MIDDLETOWN — Mary Howell knows the weather is unpredictable, but she's planning a shorter harvest season because an early hard freeze is forecast.
“It’s staring us in the face,” Howell said of the possibility. “Some years it never happens and some years it does, but it's always looming.”
Howell, her husband and two sons own and operate Howell Farms, 12261 S. Henry County Road 600W, Middletown. The family farm is a supplier of decorative pumpkins and grows more than 500 acres of pumpkins. This year’s pumpkin crop has been good, she said.
Mild temperatures and ideal weather conditions promised high yields early in the growing season. But a lack of rainfall and extreme heat in August impacted crop conditions and yields.
“It was very good until August, then it stopped raining, and that causes the size to be a little bit less than optimum,” Howell said.
Howell Farms was founded in 1972. Crops grown on the farm include tomatoes, pumpkins, corn and soybeans. At one point, Howell said, the family operated a small pick-your-own pumpkin patch, but has since expanded into a national supplier of pumpkins. She said the pumpkins grown on her farm are now shipped across the United States to scattered destinations, including Maine, Oklahoma, Florida and New York.
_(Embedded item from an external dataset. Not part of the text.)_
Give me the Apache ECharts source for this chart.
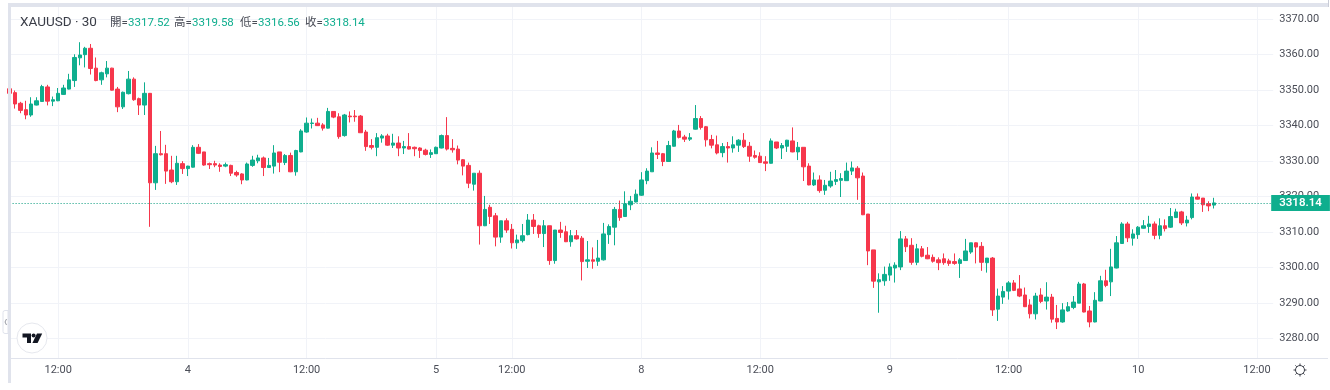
<!DOCTYPE html>
<html><head><meta charset="utf-8">
<style>html,body{margin:0;padding:0;background:#fff}#c{width:1330px;height:390px}</style>
<script src="https://cdn.jsdelivr.net/npm/echarts@6/dist/echarts.min.js"></script>
</head><body><div id="c"></div>
<script>
const opens = [
3350.3,3349.2,3346.2,3344.4,3342.9,3345.7,3346.7,3350.8,3346.8,3346.9,
3348.7,3350.2,3352.6,3359.0,3359.9,3361.7,3356.1,3352.8,3354.5,3356.1,
3350.2,3345.2,3348.9,3353.0,3347.5,3345.7,3349.0,3323.8,3332.0,3332.0,
3327.4,3324.1,3329.2,3327.8,3328.2,3333.8,3332.5,3329.2,3329.2,3328.8,
3328.5,3328.7,3326.7,3326.3,3324.6,3328.7,3330.0,3330.8,3328.1,3328.5,
3332.5,3329.5,3331.5,3326.9,3332.5,3338.1,3340.5,3340.6,3340.1,3339.2,
3343.9,3342.4,3337.1,3342.6,3342.6,3342.6,3338.1,3334.3,3333.8,3336.4,
3337.0,3334.4,3335.0,3333.6,3334.0,3333.8,3333.6,3333.0,3331.8,3332.0,
3333.6,3337.1,3333.5,3333.3,3330.3,3328.7,3323.4,3326.5,3311.7,3316.9,
3314.5,3308.5,3313.1,3310.7,3306.9,3307.5,3309.2,3313.3,3311.7,3309.5,
3311.7,3301.9,3310.5,3310.0,3307.2,3308.9,3308.2,3301.7,3302.1,3301.7,
3302.1,3309.2,3311.3,3316.3,3314.3,3317.6,3318.4,3320.3,3324.4,3326.9,
3332.2,3332.0,3329.8,3334.1,3338.4,3336.7,3336.1,3338.9,3341.9,3339.6,
3336.0,3334.5,3332.3,3334.0,3333.6,3334.4,3335.8,3334.1,3331.5,3331.3,
3329.7,3329.3,3335.3,3333.6,3334.1,3335.6,3332.5,3333.8,3328.5,3323.2,
3324.6,3321.7,3322.9,3324.2,3324.5,3324.4,3327.1,3327.9,3325.7,3315.0,
3304.9,3295.9,3296.2,3297.8,3299.8,3300.1,3308.0,3306.2,3301.4,3305.2,
3303.4,3302.8,3302.1,3302.4,3301.8,3301.6,3301.1,3301.9,3304.3,3306.9,
3305.9,3301.3,3302.6,3288.2,3291.6,3293.3,3295.6,3293.9,3292.2,3289.4,
3286.9,3292.2,3290.5,3291.6,3285.6,3284.6,3287.7,3288.7,3289.9,3295.3,
3287.7,3284.6,3290.5,3296.2,3295.9,3299.8,3306.7,3312.2,3308.2,3309.2,
3311.0,3311.5,3312.2,3309.0,3311.7,3311.3,3314.0,3315.6,3312.5,3314.0,
3319.8,3319.5,3317.9,3317.52];
const closes = [
3349.0,3346.0,3344.2,3342.9,3346.0,3346.9,3350.9,3346.8,3347.2,3349.0,
3350.5,3352.8,3359.1,3359.8,3361.7,3356.0,3352.6,3354.8,3356.1,3349.9,
3345.2,3349.3,3353.0,3347.2,3345.7,3349.0,3323.8,3332.0,3331.7,3327.1,
3324.1,3329.3,3327.8,3328.5,3333.8,3332.1,3328.8,3328.9,3328.8,3328.4,
3328.9,3326.5,3326.0,3324.6,3329.1,3330.2,3330.8,3328.1,3328.7,3332.2,
3329.6,3331.5,3326.9,3332.9,3338.4,3340.6,3340.65,3339.9,3339.2,3343.9,
3342.3,3336.8,3342.9,3342.4,3342.4,3337.9,3334.0,3333.8,3336.5,3337.0,
3334.4,3335.0,3333.6,3334.0,3333.3,3333.4,3332.9,3331.8,3332.3,3333.8,
3337.1,3333.3,3333.1,3330.2,3328.5,3323.7,3326.5,3311.7,3316.3,3314.3,
3308.5,3313.1,3310.5,3306.9,3307.7,3308.9,3313.3,3311.5,3309.5,3311.7,
3301.9,3310.5,3309.8,3307.2,3308.9,3308.0,3301.6,3302.1,3301.7,3302.6,
3309.4,3311.5,3316.3,3314.0,3317.9,3318.6,3320.6,3324.6,3327.1,3332.2,
3331.8,3329.8,3334.3,3338.4,3336.6,3336.1,3336.5,3341.9,3339.4,3335.9,
3334.4,3332.2,3334.0,3333.6,3334.5,3335.8,3334.0,3331.3,3331.0,3329.5,
3329.3,3335.6,3333.6,3334.3,3335.8,3332.5,3333.8,3328.3,3323.2,3324.6,
3321.6,3323.1,3324.3,3324.7,3325.0,3327.1,3328.0,3325.2,3314.8,3304.6,
3296.1,3296.5,3298.0,3300.1,3300.6,3308.0,3305.8,3301.4,3305.2,3303.1,
3302.4,3301.7,3301.3,3301.3,3301.1,3301.1,3302.1,3304.6,3306.9,3305.7,
3301.4,3302.6,3288.0,3291.9,3293.2,3295.6,3293.5,3291.9,3288.9,3286.9,
3291.9,3290.4,3291.6,3285.4,3284.6,3288.0,3288.9,3290.2,3295.3,3287.4,
3284.6,3290.7,3296.2,3294.9,3300.1,3306.9,3312.2,3308.3,3309.4,3311.3,
3311.7,3312.2,3309.0,3311.7,3310.9,3314.3,3315.6,3312.5,3313.3,3319.8,
3319.2,3317.6,3317.3,3318.14];
const lows = [
3348.9,3344.7,3343.4,3341.7,3342.4,3345.6,3346.6,3345.6,3345.4,3346.8,
3348.6,3350.1,3350.8,3356.9,3356.3,3354.3,3352.4,3351.4,3353.5,3349.8,
3343.7,3344.6,3348.7,3346.9,3342.9,3342.9,3311.4,3321.8,3331.5,3323.5,
3323.7,3323.2,3326.3,3325.7,3328.1,3331.9,3328.6,3327.7,3328.2,3326.9,
3328.2,3325.7,3325.5,3323.4,3324.5,3328.3,3329.3,3325.7,3328.0,3326.4,
3326.8,3328.8,3326.8,3325.8,3332.4,3337.9,3339.1,3339.8,3338.5,3339.1,
3342.0,3336.2,3336.8,3340.8,3341.0,3337.9,3332.8,3333.2,3331.3,3335.1,
3334.2,3333.6,3331.3,3331.9,3333.2,3331.3,3330.8,3331.5,3330.8,3332.0,
3333.5,3332.9,3332.3,3329.0,3325.9,3322.3,3321.6,3306.4,3311.6,3312.2,
3305.9,3306.9,3309.7,3305.3,3305.2,3307.0,3309.0,3309.4,3308.3,3305.7,
3300.7,3301.0,3308.3,3307.1,3305.8,3307.8,3296.3,3299.8,3299.6,3300.4,
3301.9,3306.6,3306.2,3313.1,3314.2,3316.1,3318.3,3320.1,3323.4,3326.9,
3330.5,3328.5,3329.7,3334.0,3336.3,3335.3,3335.6,3338.8,3338.8,3334.0,
3333.5,3331.8,3331.0,3329.5,3332.3,3332.5,3333.6,3329.7,3330.6,3329.4,
3327.1,3329.2,3333.3,3330.5,3332.5,3332.4,3330.2,3324.3,3323.1,3322.9,
3321.0,3320.4,3322.4,3323.2,3319.8,3324.3,3326.0,3319.0,3314.7,3300.6,
3294.2,3287.2,3294.8,3296.2,3295.7,3299.2,3304.3,3300.7,3300.6,3302.8,
3302.3,3301.3,3299.2,3300.7,3300.4,3300.7,3297.0,3301.8,3303.8,3301.1,
3299.0,3298.5,3286.3,3284.9,3289.7,3290.9,3293.3,3291.6,3288.8,3285.6,
3285.3,3289.9,3288.1,3284.4,3282.6,3284.4,3287.5,3288.2,3289.9,3287.3,
3283.1,3284.5,3290.4,3294.4,3291.9,3299.7,3306.6,3307.1,3306.1,3308.0,
3310.9,3309.7,3307.9,3307.9,3310.1,3311.1,3313.9,3311.9,3311.5,3313.5,
3319.1,3315.6,3315.8,3316.56];
const highs = [
3350.4,3349.8,3346.6,3346.9,3347.9,3347.9,3351.4,3351.4,3348.1,3350.5,
3351.4,3354.5,3360.0,3363.4,3362.1,3362.9,3359.1,3355.1,3358.1,3356.2,
3350.8,3349.5,3355.3,3353.5,3347.8,3352.1,3349.1,3334.2,3338.4,3334.5,
3331.4,3331.4,3329.9,3328.6,3334.4,3334.7,3332.5,3329.5,3330.0,3329.3,
3329.5,3328.9,3327.2,3326.5,3329.5,3331.4,3331.7,3331.2,3330.8,3334.4,
3332.5,3331.9,3332.3,3333.1,3338.9,3342.2,3341.9,3342.1,3340.6,3344.9,
3343.9,3343.4,3343.2,3343.9,3344.3,3342.9,3338.7,3336.1,3337.8,3337.5,
3337.6,3337.6,3336.9,3335.6,3337.8,3334.0,3333.8,3333.4,3333.2,3334.0,
3337.4,3342.3,3336.1,3334.3,3330.5,3329.5,3326.5,3327.3,3320.1,3317.6,
3315.3,3313.1,3313.8,3312.2,3309.2,3312.2,3315.0,3315.0,3312.0,3313.3,
3311.7,3310.5,3312.8,3311.7,3310.5,3310.5,3308.8,3307.4,3305.6,3307.7,
3312.5,3312.1,3317.0,3318.8,3321.4,3320.1,3321.9,3326.8,3327.9,3333.8,
3335.6,3332.2,3335.6,3338.7,3340.1,3337.3,3337.8,3345.7,3342.6,3339.8,
3337.3,3337.1,3335.0,3335.3,3336.9,3336.1,3337.8,3335.3,3332.9,3332.4,
3331.3,3336.3,3335.3,3335.0,3335.9,3339.4,3335.3,3333.8,3329.3,3326.7,
3325.9,3324.6,3326.9,3327.4,3326.5,3329.5,3329.8,3328.5,3326.7,3315.0,
3304.9,3298.3,3300.2,3301.1,3301.4,3310.2,3308.8,3308.2,3306.6,3306.0,
3305.7,3303.6,3302.8,3303.9,3302.4,3303.9,3302.6,3308.0,3306.9,3307.0,
3307.1,3302.6,3302.9,3294.0,3294.7,3296.1,3296.4,3297.8,3294.3,3291.0,
3292.8,3294.1,3295.8,3292.5,3289.4,3289.9,3290.2,3291.9,3295.9,3295.6,
3289.1,3293.0,3297.6,3299.3,3305.2,3308.8,3312.7,3312.8,3310.7,3311.6,
3313.3,3314.5,3312.9,3313.8,3313.5,3316.7,3316.5,3315.9,3314.5,3320.8,
3320.8,3319.5,3318.6,3319.58];
const tickBars   = [9,33,55,79,93,117,139,163,185,209,231];
const tickLabels = ['12:00','4','12:00','5','12:00','8','12:00','9','12:00','10','12:00'];
const barSlots = 235;
const lastClose = 3318.14;
const symbolText = 'XAUUSD · 30';
const headerKeys = ['開=','高=','低=','收='];
const headerVals = ['3317.52','3319.58','3316.56','3318.14'];

const GREEN='#0fae8e', RED='#f6374c', BAND='#e0e3ec', GRID='#f1f3f8', TXT='#4a4d57';
const FONT='Roboto, "Noto Sans CJK TC", sans-serif';
const categories = [];
for (let i=0;i<barSlots;i++){ const k=tickBars.indexOf(i); categories.push(k>=0?tickLabels[k]:''); }
const candles = opens.map((o,i)=>[o,closes[i],lows[i],highs[i]]);
const isTick = (i,v)=>v!=='';

const headerX=[110,174,240,305];
const headerG=[{type:'text',left:20,top:16,z:20,style:{text:symbolText,font:'13.5px '+FONT,fill:'#3a3d47'}}];
headerKeys.forEach((k,i)=>{
  headerG.push({type:'text',left:headerX[i],top:17,z:20,style:{text:k,font:'11.5px '+FONT,fill:TXT}});
  headerG.push({type:'text',left:headerX[i]+18,top:17,z:20,style:{text:headerVals[i],font:'11.5px '+FONT,fill:GREEN}});
});
const chrome=[
 {type:'rect',z:30,shape:{x:8,y:3,width:1320,height:4},style:{fill:BAND}},
 {type:'rect',z:30,shape:{x:8,y:3,width:3,height:380},style:{fill:BAND}},
 {type:'rect',z:30,shape:{x:1328,y:0,width:1,height:7},style:{fill:'#c9ccd6'}},
 {type:'rect',z:30,shape:{x:1272,y:358,width:56,height:1},style:{fill:BAND}},
 {type:'rect',z:30,shape:{x:3,y:310.5,width:5,height:23,r:[2,0,0,2]},style:{fill:'#fff',stroke:BAND,lineWidth:1}},
 {type:'polyline',z:31,shape:{points:[[6.5,319],[5,322],[6.5,325]]},style:{fill:null,stroke:'#9598a1',lineWidth:1}},
 {type:'circle',z:30,shape:{cx:32,cy:338,r:15},style:{fill:'#fff',stroke:'#e6e8ee',lineWidth:1}},
 {type:'polygon',z:31,shape:{points:[[22.5,333.5],[31,333.5],[31,343],[27,343],[27,337.5],[22.5,337.5]]},style:{fill:'#131722'}},
 {type:'circle',z:31,shape:{cx:33.6,cy:335.6,r:2},style:{fill:'#131722'}},
 {type:'polygon',z:31,shape:{points:[[37,333.5],[42.2,333.5],[37.6,343],[32.4,343]]},style:{fill:'#131722'}},
 {type:'circle',z:31,shape:{cx:1300,cy:370,r:4.5},style:{fill:'#fff',stroke:'#3c3f49',lineWidth:1}}
];
[[0,-6.5,0,-4.5],[0,4.5,0,6.5],[-6.5,0,-4.5,0],[4.5,0,6.5,0],[-4.6,-4.6,-3.2,-3.2],[3.2,3.2,4.6,4.6],[-4.6,4.6,-3.2,3.2],[3.2,-3.2,4.6,-4.6]].forEach(d=>{
  chrome.push({type:'line',z:31,shape:{x1:1300+d[0],y1:370+d[1],x2:1300+d[2],y2:370+d[3]},style:{stroke:'#3c3f49',lineWidth:1}});
});

const chart=echarts.init(document.getElementById('c'),null,{renderer:'canvas'});
chart.setOption({
 animation:false,
 backgroundColor:'#fff',
 grid:{left:9.6,top:7,width:1263.6,height:351,containLabel:false},
 xAxis:{type:'category',data:categories,boundaryGap:false,
  axisLine:{lineStyle:{color:BAND,width:1}},axisTick:{show:false},
  axisLabel:{interval:isTick,margin:7,fontFamily:FONT,fontSize:11,color:TXT,hideOverlap:false},
  splitLine:{show:true,interval:isTick,lineStyle:{color:GRID,width:1}}},
 yAxis:{type:'value',position:'right',scale:true,min:3274.45,max:3373.32,splitNumber:10,
  axisLine:{show:false},axisTick:{show:false},
  axisLabel:{margin:6,fontFamily:FONT,fontSize:11,color:TXT,padding:[4,0,0,0],showMinLabel:false,showMaxLabel:false,
   formatter:v=>Number.isInteger(v)?v.toFixed(2):''},
  splitLine:{show:true,showMinLine:false,showMaxLine:false,lineStyle:{color:GRID,width:1}}},
 series:[{type:'candlestick',data:candles,barWidth:4,clip:true,
  itemStyle:{color:GREEN,color0:RED,borderColor:GREEN,borderColor0:RED,borderWidth:1},
  markLine:{silent:true,symbol:'none',animation:false,
   lineStyle:{color:'#069a7c',type:[1,2],width:1,opacity:1},
   label:{show:true,position:'end',distance:-2,formatter:()=>lastClose.toFixed(2),fontFamily:FONT,fontSize:11.5,fontWeight:600,color:'#fff',
     backgroundColor:GREEN,padding:[2,8,2,8],lineHeight:12},
   data:[{yAxis:lastClose}]}}],
 graphic:{elements:headerG.concat(chrome)}
});
</script></body></html>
Howell noted predictions of an early, hard freeze on Oct. 12. That jibes with the Midwestern Regional Climate Center's forecast of the first freeze occurring between Oct. 11 and Oct. 20. According to predictions from the Old Farmer’s Almanac, a decline in solar activity and weather patterns will also bring below-normal temperatures and above-normal snow accumulations this winter.
“We've been working really hard to get as much as we can out of the fields every day,” Howell said. “We're really happy with our progress so far.”